◆ Set task ◆
Leave out the pictures and copy everything else in the entries exactly.

(Charts and diagrams as code)
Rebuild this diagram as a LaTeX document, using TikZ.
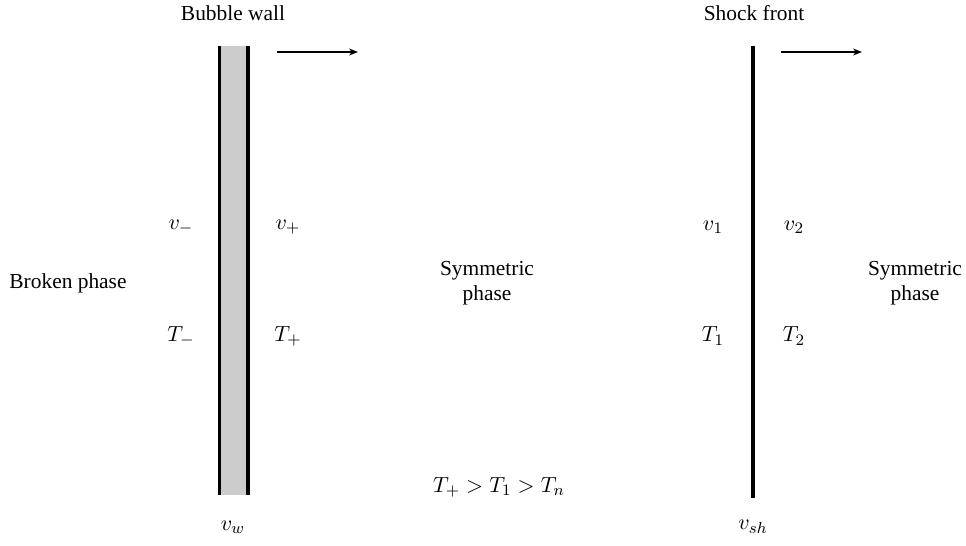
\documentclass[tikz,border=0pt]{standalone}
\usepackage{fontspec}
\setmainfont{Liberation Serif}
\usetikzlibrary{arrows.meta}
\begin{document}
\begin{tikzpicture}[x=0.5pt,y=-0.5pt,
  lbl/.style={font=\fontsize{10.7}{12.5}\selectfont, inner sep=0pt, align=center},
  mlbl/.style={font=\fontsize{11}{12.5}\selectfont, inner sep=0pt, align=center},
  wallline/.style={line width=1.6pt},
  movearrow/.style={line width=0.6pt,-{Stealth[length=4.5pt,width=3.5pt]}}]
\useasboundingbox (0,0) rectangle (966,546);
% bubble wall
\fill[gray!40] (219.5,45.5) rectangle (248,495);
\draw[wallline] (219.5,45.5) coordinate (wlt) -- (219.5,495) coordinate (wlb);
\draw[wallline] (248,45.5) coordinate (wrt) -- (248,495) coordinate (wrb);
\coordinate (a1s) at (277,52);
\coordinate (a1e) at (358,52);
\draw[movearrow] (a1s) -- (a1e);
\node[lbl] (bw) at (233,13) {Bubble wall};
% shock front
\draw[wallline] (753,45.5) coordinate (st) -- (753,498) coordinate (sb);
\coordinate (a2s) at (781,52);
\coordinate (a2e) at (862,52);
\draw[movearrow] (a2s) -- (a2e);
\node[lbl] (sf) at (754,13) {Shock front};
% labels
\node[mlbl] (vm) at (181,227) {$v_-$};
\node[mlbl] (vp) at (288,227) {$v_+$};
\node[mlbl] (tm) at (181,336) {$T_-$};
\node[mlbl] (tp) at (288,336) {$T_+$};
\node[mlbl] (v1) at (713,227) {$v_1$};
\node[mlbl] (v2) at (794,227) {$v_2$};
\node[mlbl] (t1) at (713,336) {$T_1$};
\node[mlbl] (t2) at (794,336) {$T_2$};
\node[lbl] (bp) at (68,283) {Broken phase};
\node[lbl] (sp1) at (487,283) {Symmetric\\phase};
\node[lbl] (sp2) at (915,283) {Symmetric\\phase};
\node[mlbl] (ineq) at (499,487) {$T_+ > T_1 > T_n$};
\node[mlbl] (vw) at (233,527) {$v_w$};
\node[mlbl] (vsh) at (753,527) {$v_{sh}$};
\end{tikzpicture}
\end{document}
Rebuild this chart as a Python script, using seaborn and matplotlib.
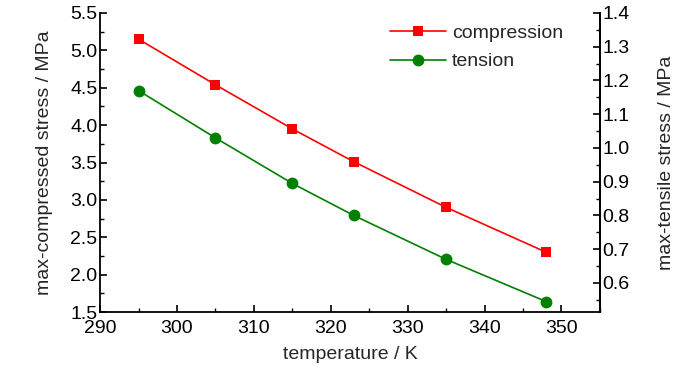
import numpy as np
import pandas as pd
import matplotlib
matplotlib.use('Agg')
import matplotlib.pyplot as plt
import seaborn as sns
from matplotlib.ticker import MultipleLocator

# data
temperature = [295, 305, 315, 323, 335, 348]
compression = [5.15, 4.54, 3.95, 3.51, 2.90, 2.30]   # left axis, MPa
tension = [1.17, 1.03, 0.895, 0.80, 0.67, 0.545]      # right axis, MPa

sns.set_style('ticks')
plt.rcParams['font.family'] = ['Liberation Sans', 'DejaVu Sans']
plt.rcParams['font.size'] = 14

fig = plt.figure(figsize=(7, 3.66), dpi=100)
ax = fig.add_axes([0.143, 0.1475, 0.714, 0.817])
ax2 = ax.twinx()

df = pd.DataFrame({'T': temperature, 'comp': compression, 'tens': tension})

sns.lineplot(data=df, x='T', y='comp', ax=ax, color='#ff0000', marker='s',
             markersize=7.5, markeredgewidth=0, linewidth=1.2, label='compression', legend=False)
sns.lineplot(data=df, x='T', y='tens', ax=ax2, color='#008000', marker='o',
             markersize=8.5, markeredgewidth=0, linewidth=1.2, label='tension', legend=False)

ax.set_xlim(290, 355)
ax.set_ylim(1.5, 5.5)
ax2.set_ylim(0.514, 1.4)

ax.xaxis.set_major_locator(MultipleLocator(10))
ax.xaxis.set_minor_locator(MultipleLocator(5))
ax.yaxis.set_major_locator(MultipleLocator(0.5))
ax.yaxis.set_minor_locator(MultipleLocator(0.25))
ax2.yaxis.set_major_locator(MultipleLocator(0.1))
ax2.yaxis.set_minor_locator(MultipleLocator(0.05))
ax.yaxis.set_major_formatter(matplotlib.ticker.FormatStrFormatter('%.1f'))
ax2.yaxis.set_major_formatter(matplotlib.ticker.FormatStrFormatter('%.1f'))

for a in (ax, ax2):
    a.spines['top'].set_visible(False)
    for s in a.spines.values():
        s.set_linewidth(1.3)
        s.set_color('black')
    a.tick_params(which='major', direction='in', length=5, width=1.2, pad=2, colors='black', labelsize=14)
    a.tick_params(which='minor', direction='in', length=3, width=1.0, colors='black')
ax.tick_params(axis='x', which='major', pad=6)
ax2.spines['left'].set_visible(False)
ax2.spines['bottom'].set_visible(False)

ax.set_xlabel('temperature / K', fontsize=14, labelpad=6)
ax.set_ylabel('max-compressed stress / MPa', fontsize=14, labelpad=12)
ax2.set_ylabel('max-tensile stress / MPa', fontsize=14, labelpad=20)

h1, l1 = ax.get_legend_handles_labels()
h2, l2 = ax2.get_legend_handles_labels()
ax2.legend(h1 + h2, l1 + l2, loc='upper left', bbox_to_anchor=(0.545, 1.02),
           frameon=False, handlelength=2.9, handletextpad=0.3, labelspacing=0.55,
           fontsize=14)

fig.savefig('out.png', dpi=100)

◆ Answer to the problem ◆
Rebuild this diagram as a LaTeX document, using TikZ.
\documentclass[tikz,border=0pt]{standalone}
\usepackage{fontspec}
\setmainfont{Liberation Serif}
\usetikzlibrary{arrows.meta}
\begin{document}
\begin{tikzpicture}[x=0.5pt,y=-0.5pt,
  lbl/.style={font=\fontsize{10.7}{12.5}\selectfont, inner sep=0pt, align=center},
  mlbl/.style={font=\fontsize{11}{12.5}\selectfont, inner sep=0pt, align=center},
  wallline/.style={line width=1.6pt},
  movearrow/.style={line width=0.6pt,-{Stealth[length=4.5pt,width=3.5pt]}}]
\useasboundingbox (0,0) rectangle (966,546);
% bubble wall
\fill[gray!40] (219.5,45.5) rectangle (248,495);
\draw[wallline] (219.5,45.5) coordinate (wlt) -- (219.5,495) coordinate (wlb);
\draw[wallline] (248,45.5) coordinate (wrt) -- (248,495) coordinate (wrb);
\coordinate (a1s) at (277,52);
\coordinate (a1e) at (358,52);
\draw[movearrow] (a1s) -- (a1e);
\node[lbl] (bw) at (233,13) {Bubble wall};
% shock front
\draw[wallline] (753,45.5) coordinate (st) -- (753,498) coordinate (sb);
\coordinate (a2s) at (781,52);
\coordinate (a2e) at (862,52);
\draw[movearrow] (a2s) -- (a2e);
\node[lbl] (sf) at (754,13) {Shock front};
% labels
\node[mlbl] (vm) at (181,227) {$v_-$};
\node[mlbl] (vp) at (288,227) {$v_+$};
\node[mlbl] (tm) at (181,336) {$T_-$};
\node[mlbl] (tp) at (288,336) {$T_+$};
\node[mlbl] (v1) at (713,227) {$v_1$};
\node[mlbl] (v2) at (794,227) {$v_2$};
\node[mlbl] (t1) at (713,336) {$T_1$};
\node[mlbl] (t2) at (794,336) {$T_2$};
\node[lbl] (bp) at (68,283) {Broken phase};
\node[lbl] (sp1) at (487,283) {Symmetric\\phase};
\node[lbl] (sp2) at (915,283) {Symmetric\\phase};
\node[mlbl] (ineq) at (499,487) {$T_+ > T_1 > T_n$};
\node[mlbl] (vw) at (233,527) {$v_w$};
\node[mlbl] (vsh) at (753,527) {$v_{sh}$};
\end{tikzpicture}
\end{document}
Rebuild this chart as a Python script, using seaborn and matplotlib.
import numpy as np
import pandas as pd
import matplotlib
matplotlib.use('Agg')
import matplotlib.pyplot as plt
import seaborn as sns
from matplotlib.ticker import MultipleLocator

# data
temperature = [295, 305, 315, 323, 335, 348]
compression = [5.15, 4.54, 3.95, 3.51, 2.90, 2.30]   # left axis, MPa
tension = [1.17, 1.03, 0.895, 0.80, 0.67, 0.545]      # right axis, MPa

sns.set_style('ticks')
plt.rcParams['font.family'] = ['Liberation Sans', 'DejaVu Sans']
plt.rcParams['font.size'] = 14

fig = plt.figure(figsize=(7, 3.66), dpi=100)
ax = fig.add_axes([0.143, 0.1475, 0.714, 0.817])
ax2 = ax.twinx()

df = pd.DataFrame({'T': temperature, 'comp': compression, 'tens': tension})

sns.lineplot(data=df, x='T', y='comp', ax=ax, color='#ff0000', marker='s',
             markersize=7.5, markeredgewidth=0, linewidth=1.2, label='compression', legend=False)
sns.lineplot(data=df, x='T', y='tens', ax=ax2, color='#008000', marker='o',
             markersize=8.5, markeredgewidth=0, linewidth=1.2, label='tension', legend=False)

ax.set_xlim(290, 355)
ax.set_ylim(1.5, 5.5)
ax2.set_ylim(0.514, 1.4)

ax.xaxis.set_major_locator(MultipleLocator(10))
ax.xaxis.set_minor_locator(MultipleLocator(5))
ax.yaxis.set_major_locator(MultipleLocator(0.5))
ax.yaxis.set_minor_locator(MultipleLocator(0.25))
ax2.yaxis.set_major_locator(MultipleLocator(0.1))
ax2.yaxis.set_minor_locator(MultipleLocator(0.05))
ax.yaxis.set_major_formatter(matplotlib.ticker.FormatStrFormatter('%.1f'))
ax2.yaxis.set_major_formatter(matplotlib.ticker.FormatStrFormatter('%.1f'))

for a in (ax, ax2):
    a.spines['top'].set_visible(False)
    for s in a.spines.values():
        s.set_linewidth(1.3)
        s.set_color('black')
    a.tick_params(which='major', direction='in', length=5, width=1.2, pad=2, colors='black', labelsize=14)
    a.tick_params(which='minor', direction='in', length=3, width=1.0, colors='black')
ax.tick_params(axis='x', which='major', pad=6)
ax2.spines['left'].set_visible(False)
ax2.spines['bottom'].set_visible(False)

ax.set_xlabel('temperature / K', fontsize=14, labelpad=6)
ax.set_ylabel('max-compressed stress / MPa', fontsize=14, labelpad=12)
ax2.set_ylabel('max-tensile stress / MPa', fontsize=14, labelpad=20)

h1, l1 = ax.get_legend_handles_labels()
h2, l2 = ax2.get_legend_handles_labels()
ax2.legend(h1 + h2, l1 + l2, loc='upper left', bbox_to_anchor=(0.545, 1.02),
           frameon=False, handlelength=2.9, handletextpad=0.3, labelspacing=0.55,
           fontsize=14)

fig.savefig('out.png', dpi=100)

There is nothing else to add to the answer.